Oracle users, for example, should note that the company recently added SPARC and Solaris options to its Optimized Solution for Enterprise Cloud Infrastructure platform, aiming to cut overall TCO in half compared to rival HP and IBM solutions. At the same time, the company is promising to increase system utilization by 80 percent through tighter integration between hardware and software platforms like the SPARC-T server, Solaris 11, Oracle VM, the Sun ZFS storage appliance and Enterprise Manager Ops Center 12. A key component of the system is the Oracle VM template, which speeds up application deployment through preconfigured software images for applications like Oracle Database.

In fact, specialized application optimization is emerging as a key player in the overall cloud environment. Companies like Appcara are looking to break the one-to-one relationship between applications and servers, enabling highly dynamic environments in which applications can easily transfer from in-house infrastructure to the cloud, or across multiple cloud services. The company has tailored its software to create an application layer, which taps an automated database to draw up-to-the-moment component, configuration and management data that allow apps to be launched wherever they are needed. The process eliminates traditional server templates, as well as often complicated manual configuration processes.

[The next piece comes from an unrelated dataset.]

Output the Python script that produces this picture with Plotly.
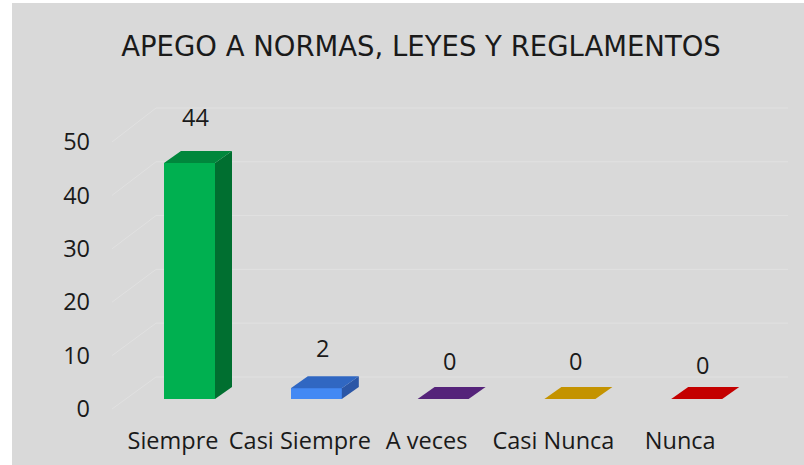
import plotly.graph_objects as go

# ---------------- data ----------------
categories = ["Siempre", "Casi Siempre", "A veces", "Casi Nunca", "Nunca"]
values = [44, 2, 0, 0, 0]
y_ticks = [0, 10, 20, 30, 40, 50]
title_text = "APEGO A NORMAS, LEYES Y REGLAMENTOS"

# ---------------- style ----------------
front_colors = ["#00B050", "#4389F4", "#7030A0", "#F0B400", "#E00000"]
top_colors = ["#00873C", "#3067C2", "#55237A", "#C49300", "#C40000"]
side_colors = ["#006F30", "#2B56A6", "#4A1F6A", "#A67C00", "#A00000"]
label_yshift = [46, 40, 38, 38, 34]
FONT = "Open Sans"
TITLE_FONT = "DejaVu Sans"
TXT = "#1a1a1a"
FS = 23.5

W, H = 804, 465
L, R, T, B = 110, 795, 100, 420          # plot area in pixels
PX_CAT = 126.8                           # pixels per category
# front (label) plane
x1_lo = -(173 - L) / PX_CAT
x1_hi = x1_lo + (R - L) / PX_CAT
Y1_ZERO, Y1_PX = 409, 5.34
y1_lo, y1_hi = (Y1_ZERO - B) / Y1_PX, (Y1_ZERO - T) / Y1_PX
# bar plane (deeper)
x2_lo = -(189.5 - L) / PX_CAT
x2_hi = x2_lo + (R - L) / PX_CAT
Y2_ZERO, Y2_PX = 399, 5.364
y2_lo, y2_hi = (Y2_ZERO - B) / Y2_PX, (Y2_ZERO - T) / Y2_PX

BAR_W = 51 / PX_CAT
DX = 17 / PX_CAT
DY = 12 / Y2_PX


def px_to_x2(px):
    return (px - L) / PX_CAT + x2_lo


fig = go.Figure()

# invisible trace anchoring the front (label) axes
fig.add_trace(go.Scatter(x=list(range(len(categories))), y=values, mode="markers",
                         marker=dict(opacity=0), hoverinfo="skip", showlegend=False))

# front faces
fig.add_trace(go.Bar(
    x=list(range(len(categories))), y=values, width=BAR_W,
    marker=dict(color=front_colors, line=dict(width=0)),
    xaxis="x2", yaxis="y2", hoverinfo="skip", showlegend=False,
))

# top and side faces
for i, v in enumerate(values):
    x0, x1 = i - BAR_W / 2, i + BAR_W / 2
    if v > 0:
        fig.add_trace(go.Scatter(
            x=[x1, x1, x1 + DX, x1 + DX, x1], y=[0, v, v + DY, DY, 0],
            mode="lines", fill="toself", fillcolor=side_colors[i],
            line=dict(width=0), xaxis="x2", yaxis="y2",
            hoverinfo="skip", showlegend=False))
    fig.add_trace(go.Scatter(
        x=[x0, x1, x1 + DX, x0 + DX, x0], y=[v, v, v + DY, v + DY, v],
        mode="lines", fill="toself", fillcolor=top_colors[i],
        line=dict(width=0), xaxis="x2", yaxis="y2",
        hoverinfo="skip", showlegend=False))

shapes = []
# background panel
shapes.append(dict(type="rect", xref="paper", yref="paper",
                   x0=(12 - L) / (R - L), x1=(W + 5 - L) / (R - L),
                   y0=(B - H - 5) / (B - T), y1=(B - 3) / (B - T),
                   fillcolor="#D9D9D9", line=dict(width=0), layer="below"))
# perspective gridlines
for t in y_ticks:
    back_y = (Y2_ZERO - (377 - 5.38 * t)) / Y2_PX
    front_y = (Y2_ZERO - (Y1_ZERO - Y1_PX * t)) / Y2_PX
    shapes.append(dict(type="line", xref="x2", yref="y2",
                       x0=px_to_x2(112), y0=front_y, x1=px_to_x2(156), y1=back_y,
                       line=dict(color="#E1E1E1", width=1), layer="below"))
    shapes.append(dict(type="line", xref="x2", yref="y2",
                       x0=px_to_x2(156), y0=back_y, x1=px_to_x2(788), y1=back_y,
                       line=dict(color="#E1E1E1", width=1), layer="below"))

annotations = []
for i, v in enumerate(values):
    annotations.append(dict(
        x=i, y=v, xref="x2", yref="y2", text=str(v), showarrow=False,
        xshift=6, yshift=label_yshift[i], yanchor="middle",
        font=dict(family=FONT, size=FS, color=TXT)))

fig.update_layout(
    width=W, height=H,
    margin=dict(l=L, r=W - R, t=T, b=H - B, pad=0),
    paper_bgcolor="white", plot_bgcolor="rgba(0,0,0,0)",
    title=dict(text=title_text, x=421 / W, y=1 - 46 / H, xanchor="center",
               yanchor="middle", font=dict(family=TITLE_FONT, size=27.5, color=TXT)),
    xaxis=dict(range=[x1_lo, x1_hi], tickvals=list(range(len(categories))),
               ticktext=categories, showgrid=False, zeroline=False,
               showline=False, ticks="", ticklabelstandoff=4,
               tickfont=dict(family=FONT, size=FS, color=TXT), fixedrange=True),
    yaxis=dict(range=[y1_lo, y1_hi], tickvals=y_ticks, showgrid=False,
               zeroline=False, showline=False, ticks="", ticklabelstandoff=19,
               tickfont=dict(family=FONT, size=FS, color=TXT), fixedrange=True),
    xaxis2=dict(range=[x2_lo, x2_hi], overlaying="x", visible=False,
                fixedrange=True),
    yaxis2=dict(range=[y2_lo, y2_hi], overlaying="y", visible=False,
                fixedrange=True),
    shapes=shapes, annotations=annotations, bargap=0,
    font=dict(family=FONT, color=TXT),
)

fig.write_html("out.html", config={"displayModeBar": False},
               post_script="document.body.style.margin='0';")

Indeed, it's getting hard to find cloud management platforms that don't provide long-term resource and service optimization on top of rapid deployment and data migration capabilities. Adaptive Computer recently added a number of features to its Moab Cloud Suite designed to improve service design and delivery of high-performance cloud environments. The system features simplified policy and reservation management dashboards, as well as an enhanced set of visibility features like Splunk-ready event logging and intuitive field mapping.

And while the cloud may consist of many diverse elements, the fact is that most in-house enterprise infrastructures do as well. That means optimization suites have to deal with complexity on both ends to be truly effective. DynamicOps recently upgraded its Cloud Suite and Development Kit with tools like customizable self-service portals, new workflow editing tools and an expanded activity library aimed at supporting the various business units within the enterprise. The company relies on broad interoperability with existing data management platforms to tap into existing organizational knowledge rather than setting up entirely new data environments in the cloud.

The fact that organizations are quickly shifting their focus from cloud deployment to cloud optimization is a sign that the industry itself is maturing. Ultimately, with integrated management functions across physical, virtual and cloud environments, even IT technicians may soon be able to stop worrying about data infrastructure and concentrate more on data performance.